Thursday, April 6, 2017

Danish Æbleskiver

My Danish Nana used to make these little æbleskiver on special occasions. Their name means "apple slices" (you say it something like "EB-le-ski-va") and I'm not sure why, since they don't usually have apples in them…but they're good with applesauce! Maybe they LOOK like little apples? I've thought of posting the recipe before, because they're SO good (and one of the cutest foods), but you have to make them with a special pan, and it seems like if you HAVE one of those pans you already have a recipe, and if you DON'T have one of those pans you aren't going to make them anyway. Or maybe you got a pan for your wedding like my friend Emily did, and gave it away because you thought you'd never use it!

But, maybe these will look SO good to you that you'll decide to buy yourself a pan. Or three. (We have three. It's the only way to keep up with the eaters around here.) If you have Danish heritage, isn't it kind of your duty

They aren't hard to make; it's a batter like pancakes or waffles. You beat the egg whites separately and then fold them in to keep the batter light. And Nana said you turn them with a knitting needle (but we just use skewers). Then you break them open and put lemon curd or Nutella or strawberry sauce inside, with whipped cream if you can stand how good it is, and close them up again and eat them, NOT in one bite (as I'm always telling my boys)—but maybe four. :) Other toppings you can try: applesauce, cinnamon, any kind of jam, syrup, or berries.

Æbleskiver

2 c flour
2 tsp baking powder
1/2 tsp salt
1/2 tsp baking soda
2 T sugar
2 c milk

2 eggs, separated
4 T melted butter

Stir together flour, baking powder, salt, baking soda, and sugar with a whisk. In large measuring cup, measure out the milk. Separate the eggs and drop the yolks in with the milk, and put the whites in a separate bowl. Beat the egg whites with an electric mixer until they are light and fluffy and form soft peaks. Beat the egg yolks and the milk together with a fork. Then make a well in the dry ingredients and pour the egg-milk mixture and the melted butter into it. Stir together until just combined. With a spatula, fold in the egg whites gently so they don't deflate. It's okay if there are some lumps in the batter.

(We always double or triple this recipe).

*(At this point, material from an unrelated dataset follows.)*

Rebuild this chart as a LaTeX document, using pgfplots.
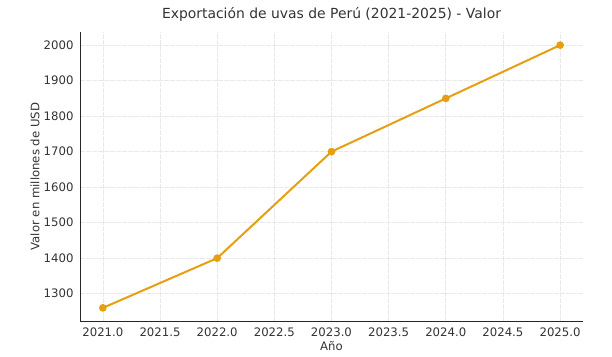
\documentclass[border=0pt]{standalone}
\usepackage{pgfplots}
\pgfplotsset{compat=1.18}
\usepackage{fontspec}
\setmainfont{DejaVu Sans}
\definecolor{linec}{RGB}{229,160,18}
\definecolor{txt}{RGB}{51,51,51}
\definecolor{gridc}{RGB}{233,233,233}
\begin{document}
\begin{tikzpicture}
\useasboundingbox (-80pt,-35pt) rectangle (532pt,321pt);
\begin{axis}[
  at={(0,0)}, anchor=south west,
  scale only axis, width=503pt, height=289pt,
  xmin=2020.8, xmax=2025.2, ymin=1223, ymax=2037,
  axis lines*=left,
  axis line style={draw=black!85, line width=0.9pt},
  xtick={2021,2021.5,...,2025},
  ytick={1300,1400,...,2000},
  major tick length=0pt,
  grid=major,
  major grid style={draw=gridc, line width=0.7pt, dash pattern=on 5pt off 1pt},
  /pgf/number format/assume math mode=true,
  /pgf/number format/1000 sep={},
  xticklabel style={/pgf/number format/fixed, /pgf/number format/fixed zerofill, /pgf/number format/precision=1, /pgf/number format/1000 sep={}, yshift=-3pt},
  ticklabel style={font=\fontsize{11.7}{13}\selectfont, text=txt},
  yticklabel style={xshift=-3pt},
  title={Exportación de uvas de Perú (2021-2025) - Valor},
  title style={font=\fontsize{13.9}{16}\selectfont, text=txt, at={(axis description cs:0.5,1)}, anchor=base, yshift=7pt},
  xlabel={Año},
  xlabel style={font=\fontsize{11.7}{13}\selectfont, text=txt, at={(axis description cs:0.5,0)}, anchor=base, yshift=-29pt},
  ylabel={Valor en millones de USD},
  ylabel style={font=\fontsize{11.7}{13}\selectfont, text=txt, at={(axis description cs:0,0.5)}, anchor=center, rotate=0, yshift=45pt},
  clip=false,
]
\addplot[color=linec, line width=2pt, mark=*, mark size=2.8pt, mark options={fill=linec, draw=linec}] coordinates {
  (2021,1260) (2022,1400) (2023,1700) (2024,1850) (2025,2000)
};
\end{axis}
\end{tikzpicture}
\end{document}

For cooking instructions, see below.
With the tip of a knife, put a tiny bit of butter into each cup of the æbleskiver pan and heat it till the butter melts and sizzles. Then fill each cup not-quite-full with batter. The batter will puff up a little as it heats. Just like when you are cooking pancakes, you want to watch for the bubbles to start to come to the top and pop, and the edges of the balls to start looking dry.
Poke the pointy end of your knitting needle or skewer right down into the center of the batter, and slide to the left (or right). You want to turn the ball about a quarter-turn in the pan. It sounds more complicated than it is. Your hemispheres will now turn into little Pac-man guys, as above. Let the batter cook this way for just a minute, until the edges of the batter start to look dry again.
Then put your skewer in from the outside (cooked side) and turn the next quarter-turn, the same direction you turned the first time. Now your æbleskiver are in their proper ball shape! Just tuck the edges down into the cup as you turn, so they stay nice and round. 

At this point you just need to make sure the balls get cooked all the way through. I usually keep them turning around a bit so they don't cook too much on one side. They're easy to turn at this stage since all the outside is cooked. You can take one out and break it in half to make sure it's done before removing the others from the pan.

I do use a tiny bit of butter each time I cook a new pan, but you really don't have to with a non-stick or cast-iron pan—I just like the nice crust it makes on the outside of the æbleskiver.
They're so soft and tender inside.
Abe and Seb take great pride in crafting the perfect æbleskiver.
Lemon curd and cream is my favorite, personally.
Like a baby cream puff. But better.
Speaking of baby cream puffs! Try not to get whipped cream on your nose when you eat these. But if you do…that's okay.

If you want to try these, and you live close by, you can borrow my pans!